Begin

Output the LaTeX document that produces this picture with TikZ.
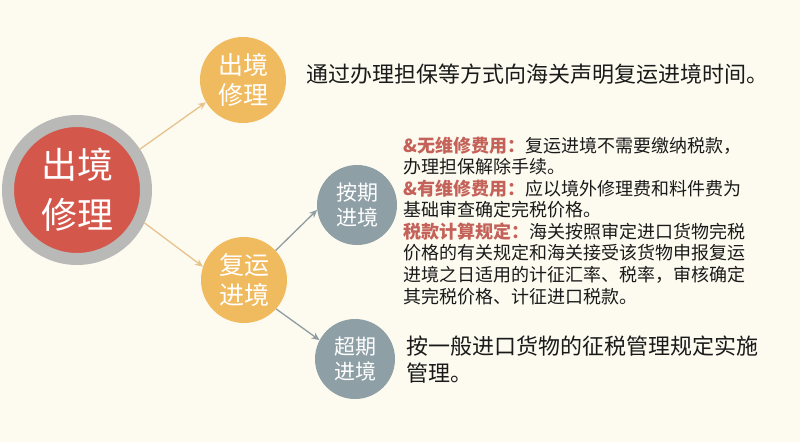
\documentclass[tikz,border=0pt]{standalone}
\usepackage{fontspec}
\newfontfamily\cjk{Noto Sans CJK SC}
\usetikzlibrary{arrows.meta}
\definecolor{bg}{HTML}{FDFBF0}
\definecolor{mainred}{HTML}{D4574B}
\definecolor{ringgray}{HTML}{B9B9B7}
\definecolor{orangec}{HTML}{F0BA5E}
\definecolor{slate}{HTML}{8E9FA6}
\definecolor{tanarrow}{HTML}{E6C28C}
\definecolor{grayarrow}{HTML}{8F9CA1}
\definecolor{labelred}{HTML}{C4625A}
\definecolor{bodytext}{HTML}{1A1A1A}
\begin{document}
\begin{tikzpicture}[x=1pt,y=-1pt,
  bubble/.style={circle,inner sep=0pt,align=center,text=white},
  mainbubble/.style={bubble,fill=mainred,draw=ringgray,line width=12pt,minimum size=138pt,
    font=\cjk\fontsize{36}{50}\selectfont},
  orbubble/.style={bubble,fill=orangec,minimum size=86pt,font=\cjk\fontsize{25}{30}\selectfont},
  slbubble/.style={bubble,fill=slate,minimum size=80pt,font=\cjk\fontsize{21}{25}\selectfont},
  bigtext/.style={anchor=west,inner sep=0pt,text=bodytext,font=\cjk\fontsize{22}{27}\selectfont},
  smalltext/.style={anchor=west,inner sep=0pt,text=bodytext,font=\cjk\fontsize{18}{21.6}\selectfont},
  lab/.style={text=labelred,font=\cjk\bfseries\fontsize{18}{21.6}\selectfont},
  tanarr/.style={draw=tanarrow,line width=1.3pt,-{Stealth[length=8pt,width=7pt]}},
  grayarr/.style={draw=grayarrow,line width=1.3pt,-{Stealth[length=8pt,width=7pt]}}
]
\fill[bg] (0,0) rectangle (800,442);
\useasboundingbox (0,0) rectangle (800,442);

\node[mainbubble] (main) at (77,190) {出境\\修理};
\node[orbubble] (out) at (243,80) {出境\\修理};
\node[orbubble] (back) at (244,280) {复运\\进境};
\node[slbubble] (ontime) at (357,205) {按期\\进境};
\node[slbubble] (late) at (355,359) {超期\\进境};

\draw[tanarr] (main.33) -- (out.211);
\draw[tanarr] (main.-26) -- (back.162);
\draw[grayarr] (back.43) -- (ontime.187);
\draw[grayarr] (back.-42) -- (late.152);

\node[bigtext] (t1) at (306,74) {通过办理担保等方式向海关声明复运进境时间。};

\node[smalltext] (m1) at (403,146) {{\color{labelred}\bfseries \&无维修费用：}复运进境不需要缴纳税款，};
\node[smalltext] (m2) at (403,167) {办理担保解除手续。};
\node[smalltext] (m3) at (403,188.5) {{\color{labelred}\bfseries \&有维修费用：}应以境外修理费和料件费为};
\node[smalltext] (m4) at (403,210) {基础审查确定完税价格。};
\node[smalltext] (m5) at (403,231.5) {{\color{labelred}\bfseries 税款计算规定：}海关按照审定进口货物完税};
\node[smalltext] (m6) at (403,253) {价格的有关规定和海关接受该货物申报复运};
\node[smalltext] (m7) at (403,275) {进境之日适用的计征汇率、税率，审核确定};
\node[smalltext] (m8) at (403,297) {其完税价格、计征进口税款。};

\node[bigtext] (b1) at (406,346) {按一般进口货物的征税管理规定实施};
\node[bigtext] (b2) at (406,373) {管理。};
\end{tikzpicture}
\end{document}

End

WHAT YOU NEED TO DO:
From the material above, reproduce everything verbatim except the pictures.

RESPONSE:
Output the LaTeX document that produces this picture with TikZ.
\documentclass[tikz,border=0pt]{standalone}
\usepackage{fontspec}
\newfontfamily\cjk{Noto Sans CJK SC}
\usetikzlibrary{arrows.meta}
\definecolor{bg}{HTML}{FDFBF0}
\definecolor{mainred}{HTML}{D4574B}
\definecolor{ringgray}{HTML}{B9B9B7}
\definecolor{orangec}{HTML}{F0BA5E}
\definecolor{slate}{HTML}{8E9FA6}
\definecolor{tanarrow}{HTML}{E6C28C}
\definecolor{grayarrow}{HTML}{8F9CA1}
\definecolor{labelred}{HTML}{C4625A}
\definecolor{bodytext}{HTML}{1A1A1A}
\begin{document}
\begin{tikzpicture}[x=1pt,y=-1pt,
  bubble/.style={circle,inner sep=0pt,align=center,text=white},
  mainbubble/.style={bubble,fill=mainred,draw=ringgray,line width=12pt,minimum size=138pt,
    font=\cjk\fontsize{36}{50}\selectfont},
  orbubble/.style={bubble,fill=orangec,minimum size=86pt,font=\cjk\fontsize{25}{30}\selectfont},
  slbubble/.style={bubble,fill=slate,minimum size=80pt,font=\cjk\fontsize{21}{25}\selectfont},
  bigtext/.style={anchor=west,inner sep=0pt,text=bodytext,font=\cjk\fontsize{22}{27}\selectfont},
  smalltext/.style={anchor=west,inner sep=0pt,text=bodytext,font=\cjk\fontsize{18}{21.6}\selectfont},
  lab/.style={text=labelred,font=\cjk\bfseries\fontsize{18}{21.6}\selectfont},
  tanarr/.style={draw=tanarrow,line width=1.3pt,-{Stealth[length=8pt,width=7pt]}},
  grayarr/.style={draw=grayarrow,line width=1.3pt,-{Stealth[length=8pt,width=7pt]}}
]
\fill[bg] (0,0) rectangle (800,442);
\useasboundingbox (0,0) rectangle (800,442);

\node[mainbubble] (main) at (77,190) {出境\\修理};
\node[orbubble] (out) at (243,80) {出境\\修理};
\node[orbubble] (back) at (244,280) {复运\\进境};
\node[slbubble] (ontime) at (357,205) {按期\\进境};
\node[slbubble] (late) at (355,359) {超期\\进境};

\draw[tanarr] (main.33) -- (out.211);
\draw[tanarr] (main.-26) -- (back.162);
\draw[grayarr] (back.43) -- (ontime.187);
\draw[grayarr] (back.-42) -- (late.152);

\node[bigtext] (t1) at (306,74) {通过办理担保等方式向海关声明复运进境时间。};

\node[smalltext] (m1) at (403,146) {{\color{labelred}\bfseries \&无维修费用：}复运进境不需要缴纳税款，};
\node[smalltext] (m2) at (403,167) {办理担保解除手续。};
\node[smalltext] (m3) at (403,188.5) {{\color{labelred}\bfseries \&有维修费用：}应以境外修理费和料件费为};
\node[smalltext] (m4) at (403,210) {基础审查确定完税价格。};
\node[smalltext] (m5) at (403,231.5) {{\color{labelred}\bfseries 税款计算规定：}海关按照审定进口货物完税};
\node[smalltext] (m6) at (403,253) {价格的有关规定和海关接受该货物申报复运};
\node[smalltext] (m7) at (403,275) {进境之日适用的计征汇率、税率，审核确定};
\node[smalltext] (m8) at (403,297) {其完税价格、计征进口税款。};

\node[bigtext] (b1) at (406,346) {按一般进口货物的征税管理规定实施};
\node[bigtext] (b2) at (406,373) {管理。};
\end{tikzpicture}
\end{document}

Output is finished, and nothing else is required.